[START Records supplied]
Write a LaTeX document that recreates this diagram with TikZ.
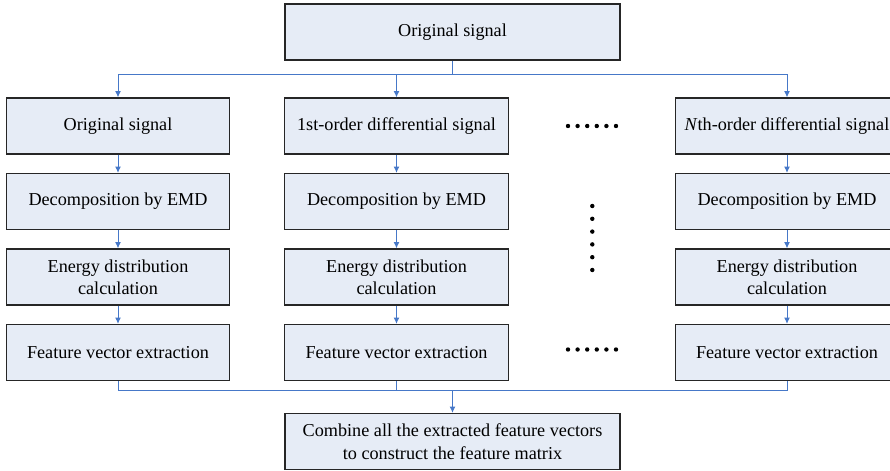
\documentclass[tikz,border=0pt]{standalone}
\usepackage{fontspec}
\setmainfont{Liberation Serif}
\usetikzlibrary{arrows.meta, positioning}
\definecolor{boxfill}{RGB}{230,236,246}
\definecolor{linkblue}{RGB}{70,120,200}
\tikzset{
    stage/.style = {draw=black!85, fill=boxfill, line width=0.6pt, inner sep=0pt,
        minimum width=111.75pt, minimum height=28pt, align=center,
        font=\fontsize{9.1}{11.2}\selectfont},
    widestage/.style = {stage, minimum width=167.5pt},
    link/.style = {draw=linkblue, line width=0.5pt},
    flow/.style = {link, -{Latex[length=3.2pt, width=3pt]}},
}

\begin{document}
\begin{tikzpicture}[x=0.5pt, y=-0.5pt, node distance=9.15pt]
    \useasboundingbox (0,0) rectangle (890,471);
    \node[widestage] (orig) at (452.5,32) {Original signal};
    \node[stage] (sig1) at (118,126) {Original signal};
    \node[stage] (sig2) at (396.5,126) {1st-order differential signal};
    \node[stage] (sig3) at (787,126) {\textit{N}th-order differential signal};
    \node[stage, below=of sig1] (emd1) {Decomposition by EMD};
    \node[stage, below=of sig2] (emd2) {Decomposition by EMD};
    \node[stage, below=of sig3] (emd3) {Decomposition by EMD};
    \node[stage, below=of emd1] (eng1) {Energy distribution\\calculation};
    \node[stage, below=of emd2] (eng2) {Energy distribution\\calculation};
    \node[stage, below=of emd3] (eng3) {Energy distribution\\calculation};
    \node[stage, below=of eng1] (vec1) {Feature vector extraction};
    \node[stage, below=of eng2] (vec2) {Feature vector extraction};
    \node[stage, below=of eng3] (vec3) {Feature vector extraction};
    \node[widestage] (comb) at (452.5,441.5) {Combine all the extracted feature vectors\\to construct the feature matrix};
    \coordinate (split) at (452.5,74);
    \coordinate (merge) at (452.5,390);
    % branch to the signals
    \draw[link] (orig) -- (split);
    \foreach \s in {sig1,sig2,sig3}
        \draw[flow] (split) -| (\s.north);
    % steps in every column
    \foreach \i in {1,2,3} {
        \draw[flow] (sig\i) -- (emd\i);
        \draw[flow] (emd\i) -- (eng\i);
        \draw[flow] (eng\i) -- (vec\i);
        \draw[link] (vec\i.south) |- (merge);
    }
    \draw[flow] (merge) -- (comb);
    % dots
    \foreach \k in {0,...,5} {
        \fill (568+9.6*\k,126) circle (1.1pt);
        \fill (568+9.6*\k,349.5) circle (1.1pt);
        \fill (592.3,206+12.8*\k) circle (1.1pt);
    }
\end{tikzpicture}
\end{document}
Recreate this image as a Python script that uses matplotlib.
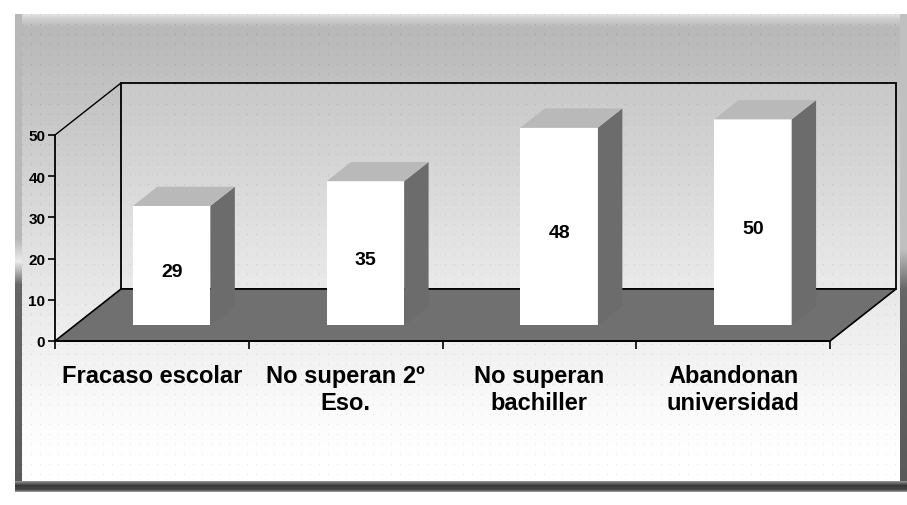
import numpy as np
import matplotlib
matplotlib.use('Agg')
import matplotlib.pyplot as plt
from matplotlib.patches import Polygon

categories = ["Fracaso escolar", "No superan 2º\nEso.", "No superan\nbachiller", "Abandonan\nuniversidad"]
values = [29, 35, 48, 50]
yticks = [0, 10, 20, 30, 40, 50]

W, H = 907, 506
FONT = 'Liberation Sans'
fig = plt.figure(figsize=(W / 100, H / 100), dpi=100)
fig.patch.set_facecolor('white')

# ---- background frame with gradient ----
bg = fig.add_axes([0, 0, 1, 1], zorder=0)
bg.set_xlim(0, W)
bg.set_ylim(H, 0)
bg.axis('off')
yy, xx = np.mgrid[0:H, 0:W]
inside = (xx >= 15) & (xx < 905) & (yy >= 15) & (yy < 492)
grad = np.interp(yy, [15, 20, 28, 120, 250, 420, 470], [0.88, 0.80, 0.72, 0.78, 0.88, 0.985, 1.0])
# dotted texture
dots = ((xx % 9) == 4) & ((yy % 10) == 5)
tex = np.where(dots, -0.10, 0.0)
img = np.where(inside, np.clip(grad + tex, 0, 1), 1.0)
# left border
lb = (xx >= 15) & (xx < 22) & (yy >= 15) & (yy < 492)
lv = np.interp(yy, [15, 240, 262, 285, 400, 490], [0.72, 0.72, 0.92, 0.40, 0.38, 0.35])
img = np.where(lb, lv, img)
# right border
rb = (xx >= 900) & (yy >= 15) & (yy < 492)
rv = np.interp(yy, [15, 250, 290, 490], [0.75, 0.75, 0.40, 0.35])
img = np.where(rb, rv, img)
# bottom border
bb = (xx >= 15) & (yy >= 482) & (yy < 493)
bv = np.interp(yy, [482, 486, 490, 493], [0.55, 0.22, 0.28, 0.7])
img = np.where(bb, bv, img)
bg.imshow(img, cmap='gray', vmin=0, vmax=1, extent=(0, W, H, 0), interpolation='nearest', aspect='auto')

# ---- main chart axes (front plane) ----
ax = fig.add_axes([55 / W, (H - 342) / H, 775 / W, 206 / H], zorder=1)
ax.patch.set_visible(False)
n = len(categories)
ax.set_xlim(0, n)
ax.set_ylim(0, 50)

# depth offsets in data units
DX = 66 / (775 / n)
DY = 52 / (206 / 50)
F0, F1 = 0.30, 0.67
BW = 0.40


def P(x, v, d):
    return (x + d * DX, v + d * DY)


ymax = yticks[-1]
# back wall
ax.add_patch(Polygon([P(0, 0, 1), P(n, 0, 1), P(n, ymax, 1), P(0, ymax, 1)], closed=True,
                     facecolor='white', alpha=0.12, edgecolor='none', clip_on=False, zorder=1))
ax.add_patch(Polygon([P(0, 0, 1), P(n, 0, 1), P(n, ymax, 1), P(0, ymax, 1)], closed=True,
                     facecolor='none', edgecolor='black', lw=1.3, clip_on=False, zorder=1.1))
ax.plot(*zip(P(0, ymax, 0), P(0, ymax, 1)), color='black', lw=1.0, clip_on=False, zorder=1.1)
# floor
ax.add_patch(Polygon([P(0, 0, 0), P(n, 0, 0), P(n, 0, 1), P(0, 0, 1)], closed=True,
                     facecolor='#707070', edgecolor='black', lw=1.2, clip_on=False, zorder=2))

centers = np.arange(n) + 0.5
# bars front faces
ax.bar(centers + F0 * DX, values, width=BW, bottom=F0 * DY, color='white', edgecolor='none',
       zorder=3, clip_on=False)
for c, v in zip(centers, values):
    xl, xr = c - BW / 2, c + BW / 2
    side = [P(xr, 0, F0), P(xr, 0, F1), P(xr, v, F1), P(xr, v, F0)]
    top = [P(xl, v, F0), P(xr, v, F0), P(xr, v, F1), P(xl, v, F1)]
    ax.add_patch(Polygon(side, closed=True, facecolor='#6c6c6c', edgecolor='none', clip_on=False, zorder=3))
    ax.add_patch(Polygon(top, closed=True, facecolor='#b9b9b9', edgecolor='none', clip_on=False, zorder=3))
    fx, fy = P(c, v / 2, F0)
    ax.annotate(str(v), xy=(fx, fy), xytext=(0, -4.5), textcoords='offset points',
                ha='center', va='center', fontsize=14, fontweight='bold', family=FONT, zorder=5)

# axes styling
for s in ['top', 'right']:
    ax.spines[s].set_visible(False)
ax.spines['left'].set_linewidth(1.3)
ax.spines['bottom'].set_linewidth(1.3)
ax.spines['left'].set_zorder(4)
ax.spines['bottom'].set_zorder(4)
ax.set_yticks(yticks)
ax.set_yticklabels([str(t) for t in yticks])
ax.tick_params(axis='y', direction='out', length=5, width=1.2, pad=2, labelsize=11)
for lbl in ax.get_yticklabels():
    lbl.set_fontweight('bold')
    lbl.set_family(FONT)
ax.set_xticks(np.arange(n + 1))
ax.set_xticklabels([''] * (n + 1))
ax.tick_params(axis='x', which='major', direction='out', length=6, width=1.2)
ax.set_xticks(centers, minor=True)
ax.set_xticklabels(categories, minor=True)
ax.tick_params(axis='x', which='minor', length=0, pad=16.5, labelsize=17)
for lbl in ax.get_xticklabels(minor=True):
    lbl.set_fontweight('bold')
    lbl.set_family(FONT)
    lbl.set_linespacing(1.25)

fig.savefig('out.png', dpi=100, facecolor='white')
[END Records supplied]
▶ Task brief: Repeat the lines above exactly, beginning with the one containing "Recreate this image" and finishing with the one containing "from matplotlib.patches import Polygon". No pictures belong in the copy.

▶ Problem solution:
Recreate this image as a Python script that uses matplotlib.
import numpy as np
import matplotlib
matplotlib.use('Agg')
import matplotlib.pyplot as plt
from matplotlib.patches import Polygon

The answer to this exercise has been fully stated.